For some current and former customers, complaints about the prices and quality at Whole Foods are a staple of conversation. The store often comes up on a mothers’ blog in an area south of San Francisco, said Caryn Coleman, a stay-at-home mother of two in Mountain View, Calif.

“Produce is no longer consistently good,” Ms. Coleman said. “I can no longer count on it. Because I feel I pay more there I really expect it to be as good as a farmer’s market but sometimes it’s mushy, sometimes it’s old and sometimes it’s good. I think I use organic as proxy for a bunch of other things, like locally grown and fresher, but I’m just beginning to find out I really need to go to farmers’ markets if I want these things. I only go to Whole Foods when I can’t find a product anywhere else.”
And apparently, as the critics grow louder, Whole Foods appears to be listening. Michael Pollan, author of The Omnivore's Dilemma, and the guy you are most likely to see discussing this type of stuff on Oprah or writing about it in the NYTs, recently called WF hypocritcal for its practices, which lead to dialogue between he and the CEO of WF on what WF could do to improve.

One big thing they could do is to stock their produce isles with locally grown food.

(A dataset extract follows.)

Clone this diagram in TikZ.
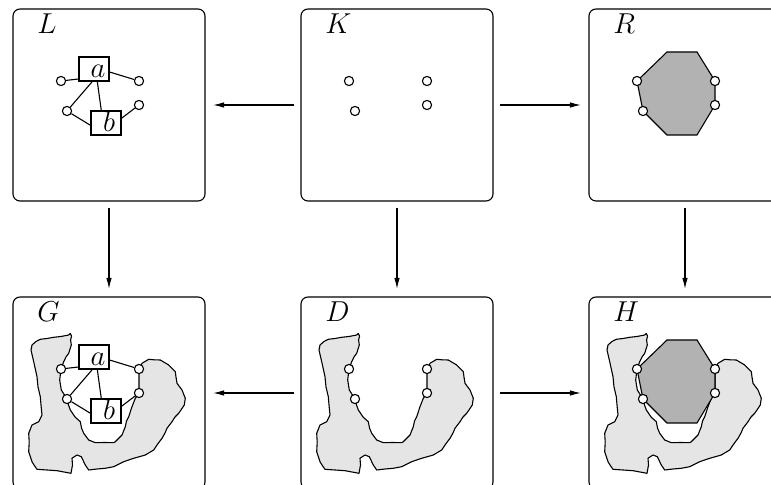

And look at what John Mackey (CEO and co-founder) says in the article:

“Whole Foods needs to do a better job of helping local growers sell directly to our stores without going through our distribution center,” he wrote, and he said he was making it a priority.

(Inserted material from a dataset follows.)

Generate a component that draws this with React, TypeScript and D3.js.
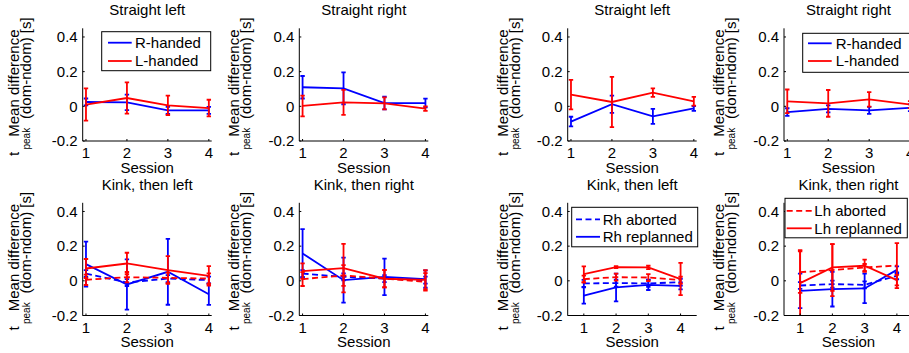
import React from 'react';
import * as d3 from 'd3';

// ---------- data ----------
const sessions = [1, 2, 3, 4];
const yTicks = [-0.2, 0, 0.2, 0.4];
const yTickLabels = ['-0.2', '0', '0.2', '0.4'];
const xTickLabels = ['1', '2', '3', '4'];

// Group A (left block), straight left
const aSL_R = [0.025, 0.023, -0.023, -0.023];
const aSL_Rerr = [0.02, 0.045, 0.02, 0.02];
const aSL_L = [0.01, 0.048, 0.006, -0.01];
const aSL_Lerr = [0.093, 0.09, 0.056, 0.048];
// Group A, straight right
const aSR_R = [0.11, 0.104, 0.019, 0.019];
const aSR_Rerr = [0.065, 0.092, 0.037, 0.025];
const aSR_L = [0.002, 0.023, 0.017, -0.013];
const aSR_Lerr = [0.06, 0.072, 0.035, 0.013];
// Group A, kink then left
const aKL_RhAb = [0.042, -0.01, 0.013, 0.004];
const aKL_RhAbErr = [0.02, 0.02, 0.02, 0.02];
const aKL_RhRe = [0.096, -0.021, 0.052, -0.077];
const aKL_RhReErr = [0.13, 0.145, 0.19, 0.062];
const aKL_LhAb = [0.006, 0.021, 0.017, 0.013];
const aKL_LhAbErr = [0.03, 0.03, 0.03, 0.03];
const aKL_LhRe = [0.071, 0.1, 0.062, 0.029];
const aKL_LhReErr = [0.055, 0.062, 0.08, 0.056];
// Group A, kink then right
const aKR_RhAb = [0.042, 0.023, 0.013, 0.004];
const aKR_RhAbErr = [0.02, 0.02, 0.02, 0.02];
const aKR_RhRe = [0.158, 0.004, 0.023, 0.01];
const aKR_RhReErr = [0.14, 0.13, 0.105, 0.05];
const aKR_LhAb = [0.01, 0.031, 0.013, -0.006];
const aKR_LhAbErr = [0.04, 0.06, 0.05, 0.05];
const aKR_LhRe = [0.056, 0.073, 0.012, 0.006];
const aKR_LhReErr = [0.045, 0.14, 0.05, 0.055];

// Group B (right block), straight left
const bSL_R = [-0.088, 0.012, -0.058, -0.012];
const bSL_Rerr = [0.028, 0.05, 0.043, 0.014];
const bSL_L = [0.067, 0.025, 0.079, 0.029];
const bSL_Lerr = [0.085, 0.145, 0.025, 0.025];
// Group B, straight right
const bSR_R = [-0.033, -0.015, -0.023, -0.008];
const bSR_Rerr = [0.022, 0.02, 0.02, 0.02];
const bSR_L = [0.029, 0.017, 0.04, 0.01];
const bSR_Lerr = [0.068, 0.077, 0.042, 0.02];
// Group B, kink then left
const bKL_RhAb = [-0.015, -0.013, -0.015, -0.008];
const bKL_RhAbErr = [0.02, 0.02, 0.02, 0.02];
const bKL_RhRe = [-0.085, -0.038, -0.023, -0.029];
const bKL_RhReErr = [0.047, 0.08, 0.03, 0.02];
const bKL_LhAb = [0.01, 0.021, 0.019, 0.004];
const bKL_LhAbErr = [0.02, 0.02, 0.02, 0.02];
const bKL_LhRe = [0.038, 0.079, 0.077, 0.01];
const bKL_LhReErr = [0.045, 0.006, 0.01, 0.093];
// Group B, kink then right
const bKR_RhAb = [-0.027, -0.019, -0.023, 0.029];
const bKR_RhAbErr = [0.02, 0.02, 0.02, 0.02];
const bKR_RhRe = [-0.058, -0.048, -0.044, 0.063];
const bKR_RhReErr = [0.1, 0.1, 0.085, 0.02];
const bKR_LhAb = [0.05, 0.062, 0.077, 0.088];
const bKR_LhAbErr = [0.12, 0.15, 0.02, 0.13];
const bKR_LhRe = [-0.013, 0.077, 0.087, 0.004];
const bKR_LhReErr = [0.19, 0.135, 0.035, 0.03];

// ---------- layout ----------
const W = 909;
const H = 353;
const FONT = '"Liberation Sans", Arial, Helvetica, sans-serif';
const colLefts = [82.7, 299.3, 567.7, 784];
const colLabelShift = [-3.3, 0, 0, 0];
const rowTops = [28.3, 202.8];
const AX_W = 129;
const AX_H = 112.7;
const BLUE = '#0000ff';
const RED = '#ff0000';

type Series = { vals: number[]; err: number[]; color: string; dash: boolean };
type LegendSpec = {
  box: [number, number, number, number];
  rows: number[];
  line: [number, number];
  textX: number;
  entries: { label: string; color: string; dash: boolean }[];
};
type Panel = {
  col: number;
  row: number;
  title: string;
  xDom: [number, number];
  series: Series[];
  legend?: LegendSpec;
};

const s = (vals: number[], err: number[], color: string, dash: boolean): Series => ({ vals, err, color, dash });

const panels: Panel[] = [
  {
    col: 0, row: 0, title: 'Straight left', xDom: [0.92, 4.07],
    series: [s(aSL_R, aSL_Rerr, BLUE, false), s(aSL_L, aSL_Lerr, RED, false)],
    legend: {
      box: [19, 3.4, 128, 42.4], rows: [14.4, 32.7], line: [25.3, 49], textX: 52.3,
      entries: [{ label: 'R-handed', color: BLUE, dash: false }, { label: 'L-handed', color: RED, dash: false }],
    },
  },
  {
    col: 1, row: 0, title: 'Straight right', xDom: [0.92, 4.07],
    series: [s(aSR_R, aSR_Rerr, BLUE, false), s(aSR_L, aSR_Lerr, RED, false)],
  },
  {
    col: 0, row: 1, title: 'Kink, then left', xDom: [0.92, 4.07],
    series: [
      s(aKL_RhAb, aKL_RhAbErr, BLUE, true), s(aKL_RhRe, aKL_RhReErr, BLUE, false),
      s(aKL_LhAb, aKL_LhAbErr, RED, true), s(aKL_LhRe, aKL_LhReErr, RED, false),
    ],
  },
  {
    col: 1, row: 1, title: 'Kink, then right', xDom: [0.92, 4.07],
    series: [
      s(aKR_RhAb, aKR_RhAbErr, BLUE, true), s(aKR_RhRe, aKR_RhReErr, BLUE, false),
      s(aKR_LhAb, aKR_LhAbErr, RED, true), s(aKR_LhRe, aKR_LhReErr, RED, false),
    ],
  },
  {
    col: 2, row: 0, title: 'Straight left', xDom: [0.92, 4.07],
    series: [s(bSL_R, bSL_Rerr, BLUE, false), s(bSL_L, bSL_Lerr, RED, false)],
  },
  {
    col: 3, row: 0, title: 'Straight right', xDom: [0.92, 4.07],
    series: [s(bSR_R, bSR_Rerr, BLUE, false), s(bSR_L, bSR_Lerr, RED, false)],
    legend: {
      box: [18.7, 5, 128, 44], rows: [15, 32.7], line: [24, 47.7], textX: 51.7,
      entries: [{ label: 'R-handed', color: BLUE, dash: false }, { label: 'L-handed', color: RED, dash: false }],
    },
  },
  {
    col: 2, row: 1, title: 'Kink, then left', xDom: [0.5, 4.5],
    series: [
      s(bKL_RhAb, bKL_RhAbErr, BLUE, true), s(bKL_RhRe, bKL_RhReErr, BLUE, false),
      s(bKL_LhAb, bKL_LhAbErr, RED, true), s(bKL_LhRe, bKL_LhReErr, RED, false),
    ],
    legend: {
      box: [4, 4.5, 130, 44], rows: [16.5, 34], line: [8.3, 32.3], textX: 35,
      entries: [{ label: 'Rh aborted', color: BLUE, dash: true }, { label: 'Rh replanned', color: BLUE, dash: false }],
    },
  },
  {
    col: 3, row: 1, title: 'Kink, then right', xDom: [0.5, 4.5],
    series: [
      s(bKR_RhAb, bKR_RhAbErr, BLUE, true), s(bKR_RhRe, bKR_RhReErr, BLUE, false),
      s(bKR_LhAb, bKR_LhAbErr, RED, true), s(bKR_LhRe, bKR_LhReErr, RED, false),
    ],
    legend: {
      box: [1, -4.5, 123.3, 35], rows: [8, 25.5], line: [2.7, 27.7], textX: 30.3,
      entries: [{ label: 'Lh aborted', color: RED, dash: true }, { label: 'Lh replanned', color: RED, dash: false }],
    },
  },
];

const DASH = '6,3.5';
const LW = 1.8;

function PanelView({ p, idx }: { p: Panel; idx: number }) {
  const L = colLefts[p.col];
  const T = rowTops[p.row];
  const B = T + AX_H;
  const R = L + AX_W;
  const LS = L + colLabelShift[p.col];
  const x = d3.scaleLinear().domain(p.xDom).range([L, R]);
  const y = d3.scaleLinear().domain([-0.2, 0.45]).range([B, T]);
  const line = d3.line<number>().x((_, i) => x(sessions[i])).y((v) => y(v));
  const clipId = `clip${idx}`;
  const cap = 2.2;
  return (
    <g>
      <defs>
        <clipPath id={clipId}>
          <rect x={L - 4} y={T} width={AX_W + 8} height={AX_H} />
        </clipPath>
      </defs>
      {/* title */}
      <text x={(L + R) / 2} y={T - 13} textAnchor="middle" fontSize={15}>{p.title}</text>
      {/* data */}
      <g clipPath={`url(#${clipId})`}>
        {p.series.map((se, si) => (
          <g key={si}>
            <path d={line(se.vals) || ''} fill="none" stroke={se.color} strokeWidth={LW}
              strokeDasharray={se.dash ? DASH : undefined} />
            {se.vals.map((v, i) => {
              const cx = x(sessions[i]);
              const y0 = y(v - se.err[i]);
              const y1 = y(v + se.err[i]);
              return (
                <g key={i} stroke={se.color} strokeWidth={LW} fill="none">
                  <line x1={cx} x2={cx} y1={y0} y2={y1} />
                  <line x1={cx - cap} x2={cx + cap} y1={y0} y2={y0} />
                  <line x1={cx - cap} x2={cx + cap} y1={y1} y2={y1} />
                </g>
              );
            })}
          </g>
        ))}
      </g>
      {/* axes */}
      <line x1={L} x2={L} y1={T} y2={B} stroke="#000" strokeWidth={1} />
      <line x1={L} x2={R} y1={B} y2={B} stroke="#000" strokeWidth={1} />
      {yTicks.map((t, i) => (
        <g key={`y${i}`}>
          <line x1={L} x2={L + 2} y1={y(t)} y2={y(t)} stroke="#000" strokeWidth={1} />
          <text x={L - 5} y={y(t) + 5.3} textAnchor="end" fontSize={15}>{yTickLabels[i]}</text>
        </g>
      ))}
      {sessions.map((t, i) => (
        <g key={`x${i}`}>
          <line x1={x(t)} x2={x(t)} y1={B} y2={B - 2} stroke="#000" strokeWidth={1} />
          <text x={x(t)} y={B + 17.3} textAnchor="middle" fontSize={15}>{xTickLabels[i]}</text>
        </g>
      ))}
      <text x={(L + R) / 2} y={B + 31.5} textAnchor="middle" fontSize={15}>Session</text>
      {/* y label */}
      <text transform={`translate(${LS - 60},${(T + B) / 2 - 1.5}) rotate(-90)`} textAnchor="middle" fontSize={15}>
        Mean difference
      </text>
      <text transform={`translate(${LS - 60},${B + 15}) rotate(-90)`} textAnchor="start" fontSize={15}>t</text>
      <text transform={`translate(${LS - 49},${B + 8.5}) rotate(-90)`} textAnchor="start" fontSize={10}>peak</text>
      <text transform={`translate(${LS - 48},${B - 22}) rotate(-90)`} textAnchor="start" fontSize={15}>
        (dom-ndom) [s]
      </text>
      {/* legend */}
      {p.legend && (
        <g>
          <rect x={L + p.legend.box[0]} y={T + p.legend.box[1]}
            width={p.legend.box[2] - p.legend.box[0]} height={p.legend.box[3] - p.legend.box[1]}
            fill="#fff" stroke="#000" strokeWidth={1} />
          {p.legend.entries.map((e, i) => (
            <g key={i}>
              <line x1={L + p.legend!.line[0]} x2={L + p.legend!.line[1]}
                y1={T + p.legend!.rows[i]} y2={T + p.legend!.rows[i]}
                stroke={e.color} strokeWidth={LW} strokeDasharray={e.dash ? DASH : undefined} />
              <text x={L + p.legend!.textX} y={T + p.legend!.rows[i] + 5.3} fontSize={15}>{e.label}</text>
            </g>
          ))}
        </g>
      )}
    </g>
  );
}

export default function App() {
  return (
    <svg width={W} height={H} viewBox={`0 0 ${W} ${H}`}
      style={{ position: 'absolute', left: 0, top: 0, background: '#fff' }}
      fontFamily={FONT} fill="#000">
      <rect x={0} y={0} width={W} height={H} fill="#fff" />
      {panels.map((p, i) => (
        <PanelView key={i} p={p} idx={i} />
      ))}
    </svg>
  );
}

Signs have gone up in the company’s markets extolling the virtues of locally grown produce; foragers have been hired to seek out local farmers; the company has offered $10 million a year in low-interest loans to help small farmers produce more and stand-alone stores will open their parking lots to farmers’ markets on Sundays.

That's progress, folks! So now all of us priveleged enough to be able to afford shopping at WF can do so and rest a little better knowing we'll be getting healthier local food, or at least some movement towards that, in the near future. (Of course, if it's an option, you should definitely still go to your local farmers' market.)

Of course, this doesn't get at the real crux of the issue for me, which is access to healthy food, not just that rich people like me aren't getting the healthy food as advertised. Whole Foods and higher end grocery shopping is something for a more priveleged segment of society. What I really want to do in public health is to devise ways (be it policies, programs, campaigns, dunno what it'll take yet and it will probably vary from community to community) to bring healthy food to the masses. But its quittin' time on a Friday afternoon, so we'll save that discussion for a later date...

Have a good weekend!

* See Michale Pollan's amazing article on the age of nutritionalism, from NYT Sun-Mag, and how we should really be thinking about our food. Pollan is something of an inspiration for me I guess, he's talking about the things I am thinking about. Anyways he has this test for whether something is actually food or not: would your great-grandma recognize it as food? If its something highly procesed, chances are no.